TASK —
Only the lines from the one containing "Write the TikZ code for this diagram." through the one containing "(0,0) rectangle (1233,680);" are wanted. Give them again exactly, both ends included.

SOURCE RECORDS —
#####
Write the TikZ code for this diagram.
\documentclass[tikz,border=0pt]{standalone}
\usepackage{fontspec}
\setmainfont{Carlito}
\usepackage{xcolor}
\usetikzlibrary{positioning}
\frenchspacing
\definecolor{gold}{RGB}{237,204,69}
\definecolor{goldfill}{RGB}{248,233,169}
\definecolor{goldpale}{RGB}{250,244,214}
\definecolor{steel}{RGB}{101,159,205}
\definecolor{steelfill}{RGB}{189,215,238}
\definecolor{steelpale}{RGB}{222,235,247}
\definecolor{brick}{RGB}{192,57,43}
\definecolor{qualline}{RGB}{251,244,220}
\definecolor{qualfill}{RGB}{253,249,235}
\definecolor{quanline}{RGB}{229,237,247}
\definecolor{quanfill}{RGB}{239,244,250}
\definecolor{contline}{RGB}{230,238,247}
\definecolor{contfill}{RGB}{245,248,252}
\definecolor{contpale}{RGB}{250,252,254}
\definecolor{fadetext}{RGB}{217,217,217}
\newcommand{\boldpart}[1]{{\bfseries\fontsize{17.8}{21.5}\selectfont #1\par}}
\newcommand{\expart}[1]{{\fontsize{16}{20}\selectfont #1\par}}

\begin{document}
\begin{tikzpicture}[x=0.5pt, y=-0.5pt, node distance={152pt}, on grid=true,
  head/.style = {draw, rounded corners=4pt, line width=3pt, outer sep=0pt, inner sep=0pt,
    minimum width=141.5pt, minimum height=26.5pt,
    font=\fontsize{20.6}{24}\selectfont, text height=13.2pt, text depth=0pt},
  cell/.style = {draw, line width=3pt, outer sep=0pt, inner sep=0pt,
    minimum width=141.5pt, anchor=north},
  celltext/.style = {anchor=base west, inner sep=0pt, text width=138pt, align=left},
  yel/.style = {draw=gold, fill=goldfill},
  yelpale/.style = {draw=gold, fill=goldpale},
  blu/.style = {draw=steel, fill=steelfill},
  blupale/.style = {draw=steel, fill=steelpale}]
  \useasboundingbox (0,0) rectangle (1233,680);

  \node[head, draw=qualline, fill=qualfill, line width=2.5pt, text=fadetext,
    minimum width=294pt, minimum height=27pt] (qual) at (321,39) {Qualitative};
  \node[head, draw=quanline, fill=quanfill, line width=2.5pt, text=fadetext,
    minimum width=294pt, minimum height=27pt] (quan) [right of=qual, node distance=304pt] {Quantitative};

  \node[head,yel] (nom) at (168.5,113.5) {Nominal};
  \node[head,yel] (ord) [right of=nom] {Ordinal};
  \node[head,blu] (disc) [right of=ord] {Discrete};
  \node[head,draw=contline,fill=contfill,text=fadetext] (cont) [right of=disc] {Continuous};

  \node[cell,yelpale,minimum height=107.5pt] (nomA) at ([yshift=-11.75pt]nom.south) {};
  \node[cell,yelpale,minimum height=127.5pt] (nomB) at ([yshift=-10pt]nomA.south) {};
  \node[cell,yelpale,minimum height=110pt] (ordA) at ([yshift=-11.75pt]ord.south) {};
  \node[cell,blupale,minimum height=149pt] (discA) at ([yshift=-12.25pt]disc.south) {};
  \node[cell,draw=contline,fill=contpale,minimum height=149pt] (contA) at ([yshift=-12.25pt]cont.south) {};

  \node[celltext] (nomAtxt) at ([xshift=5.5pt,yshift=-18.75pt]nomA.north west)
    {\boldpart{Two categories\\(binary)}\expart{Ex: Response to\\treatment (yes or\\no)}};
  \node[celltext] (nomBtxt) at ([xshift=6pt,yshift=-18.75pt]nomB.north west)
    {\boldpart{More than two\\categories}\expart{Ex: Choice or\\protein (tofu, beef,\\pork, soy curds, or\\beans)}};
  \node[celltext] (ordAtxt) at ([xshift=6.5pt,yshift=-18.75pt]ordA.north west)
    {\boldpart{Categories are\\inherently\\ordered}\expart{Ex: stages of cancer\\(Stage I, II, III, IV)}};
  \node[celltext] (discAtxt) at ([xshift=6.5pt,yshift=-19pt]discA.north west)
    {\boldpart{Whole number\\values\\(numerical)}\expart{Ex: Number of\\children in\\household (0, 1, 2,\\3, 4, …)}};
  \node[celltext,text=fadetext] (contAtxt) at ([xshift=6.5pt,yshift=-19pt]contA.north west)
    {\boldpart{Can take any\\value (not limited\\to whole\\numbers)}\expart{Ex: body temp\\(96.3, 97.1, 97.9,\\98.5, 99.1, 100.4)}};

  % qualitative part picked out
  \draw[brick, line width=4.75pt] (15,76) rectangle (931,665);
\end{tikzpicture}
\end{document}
#####
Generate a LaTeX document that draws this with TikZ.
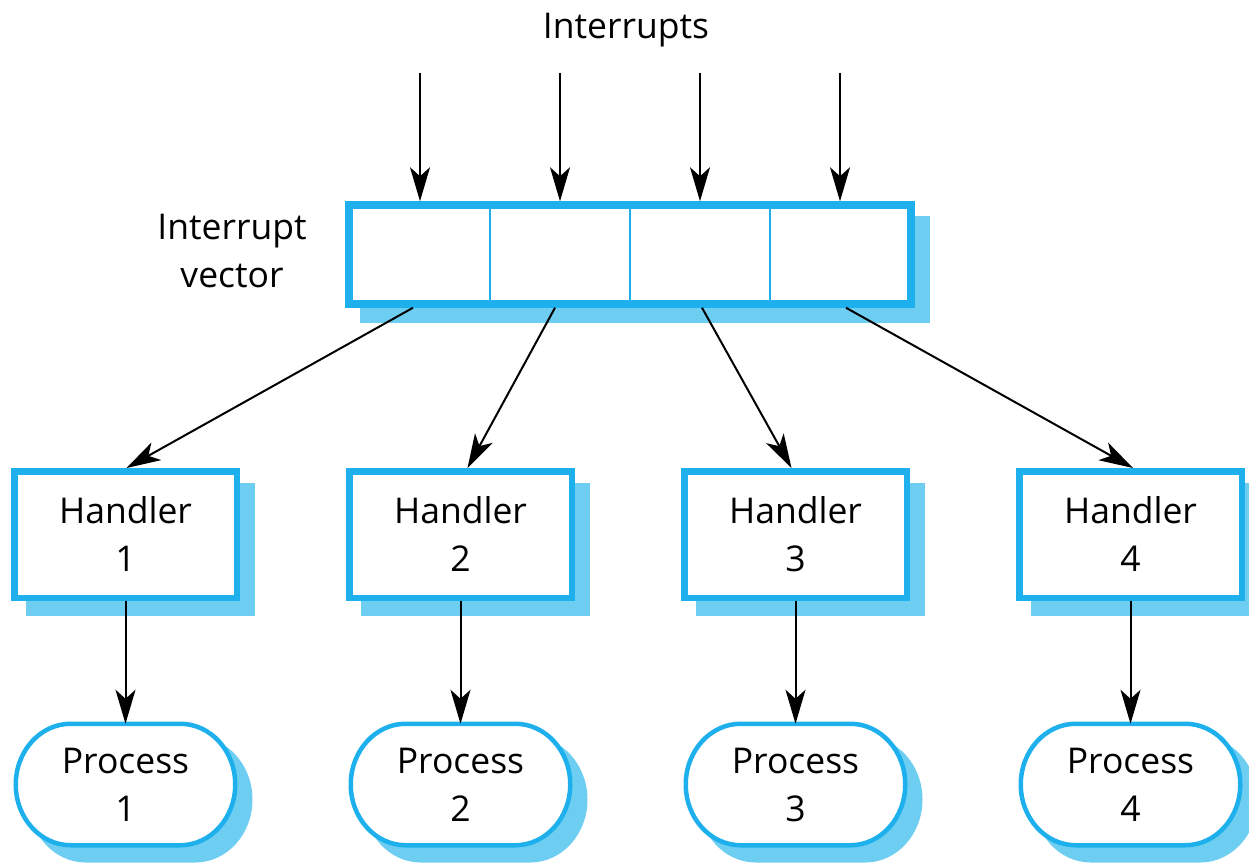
#####
TASK RESULT —
Write the TikZ code for this diagram.
\documentclass[tikz,border=0pt]{standalone}
\usepackage{fontspec}
\setmainfont{Carlito}
\usepackage{xcolor}
\usetikzlibrary{positioning}
\frenchspacing
\definecolor{gold}{RGB}{237,204,69}
\definecolor{goldfill}{RGB}{248,233,169}
\definecolor{goldpale}{RGB}{250,244,214}
\definecolor{steel}{RGB}{101,159,205}
\definecolor{steelfill}{RGB}{189,215,238}
\definecolor{steelpale}{RGB}{222,235,247}
\definecolor{brick}{RGB}{192,57,43}
\definecolor{qualline}{RGB}{251,244,220}
\definecolor{qualfill}{RGB}{253,249,235}
\definecolor{quanline}{RGB}{229,237,247}
\definecolor{quanfill}{RGB}{239,244,250}
\definecolor{contline}{RGB}{230,238,247}
\definecolor{contfill}{RGB}{245,248,252}
\definecolor{contpale}{RGB}{250,252,254}
\definecolor{fadetext}{RGB}{217,217,217}
\newcommand{\boldpart}[1]{{\bfseries\fontsize{17.8}{21.5}\selectfont #1\par}}
\newcommand{\expart}[1]{{\fontsize{16}{20}\selectfont #1\par}}

\begin{document}
\begin{tikzpicture}[x=0.5pt, y=-0.5pt, node distance={152pt}, on grid=true,
  head/.style = {draw, rounded corners=4pt, line width=3pt, outer sep=0pt, inner sep=0pt,
    minimum width=141.5pt, minimum height=26.5pt,
    font=\fontsize{20.6}{24}\selectfont, text height=13.2pt, text depth=0pt},
  cell/.style = {draw, line width=3pt, outer sep=0pt, inner sep=0pt,
    minimum width=141.5pt, anchor=north},
  celltext/.style = {anchor=base west, inner sep=0pt, text width=138pt, align=left},
  yel/.style = {draw=gold, fill=goldfill},
  yelpale/.style = {draw=gold, fill=goldpale},
  blu/.style = {draw=steel, fill=steelfill},
  blupale/.style = {draw=steel, fill=steelpale}]
  \useasboundingbox (0,0) rectangle (1233,680);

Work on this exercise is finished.